Dando prova di realismo, il professore zurighese riconosce il fatto che le banche svizzere non possono difendersi davanti alla CIA, ma critica il silenzio di alcune di loro, in particolare dell’UBS e del Credit Suisse: «Un istituto ha il dovere di tutelare gli interessi dei suoi clienti. Se non può farlo, deve informarli, affinché possano difendersi da soli».

Tradizione elvetica

Critiche infine, sono state sollevate anche dall’incaricato federale alla protezione dei dati, Hanspeter Thür, secondo cui le banche e le autorità sbagliano a non preoccuparsi per il fatto che l’intelligence americana spii questi dati confidenziali, anche se dall’estero.

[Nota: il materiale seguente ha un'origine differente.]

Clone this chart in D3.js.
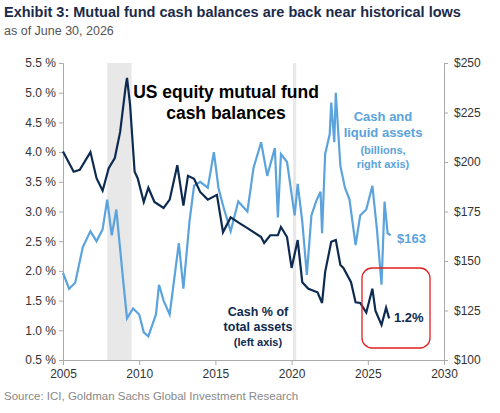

«In caso di trasmissione di informazioni all’estero la legge impone che sia garantita una protezione sufficiente nel paese beneficiario», sottolinea Thür in un’intervista al «Tages Anzeiger», affermando al contempo che ci si dovrebbe chiedere se la legge sulla protezione dei dati è stata rispettata.

Che vi sia stata violazione o meno del segreto bancario, l’affare di spionaggio statunitense ha contribuito a riaccendere con gran clamore gli animi attorno a questo principio che fa ormai parte della tradizione elvetica e che gli svizzeri non sembrano pronti a volere abbandonare. Secondo un sondaggio condotto dall’ASB infatti, l’80% della popolazione elvetica è a favore del mantenimento di questo speciale segreto professionale.

Eppure, conclude il professor Geiger, malgrado lo si celebri da anni, sarebbe opportuno riflettere seriamente sul suo abbandono, visto che «si sta sempre più trasformando in un concetto puramente formale che serve alle banche e non sempre ai loro clienti».

swissinfo e agenzie

In Svizzera non esistono conti anonimi. La banca è sempre obbligata a conoscere l’identità del titolare del conto ed eventualmente quella di chi ne ha economicamente diritto.

Tali informazioni sono però protette dal segreto bancario e non possono essere divulgate né al pubblico né all’amministrazione.

Eccezionalmente il segreto può essere tolto su ordine di un’autorità giudiziaria se vi è il sospetto di attività criminali, non però per i casi di sospetta evasione fiscale.

In Europa, Lussemburgo e Austria applicano un segreto bancario analogo a quello elvetico.

Il Consiglio nazionale (Camera del popolo) ha recentemente respinto la proposta di ancorare questo principio nella Costituzione.

Lo scorso mese di giugno, la stampa americana ha rivelato che la CIA – l’agenzia di controspionaggio statunitense – sorveglia da anni la vasta banca-dati della società belga SWIFT.

Creata nel 1973, la rete Swift gestisce un sistema di informazioni finanziarie che riguarda 7800 istituti finanziari in 200 paesi, con un volume di transazioni di 6000 miliardi di dollari al giorno.

Ne fanno parte 99 banche e 254 istituti finanziari svizzeri. Le transazioni svizzere gestite da Swift ammontano a 200 miliardi di franchi al giorno.

Nel consiglio d’amministrazione di Swift, composto da 25 membri, siedono anche due svizzeri: Yves Mass, del Credit Suisse e Stephan Zimmermann dell’UBS, recentemente nominato vice-presidente.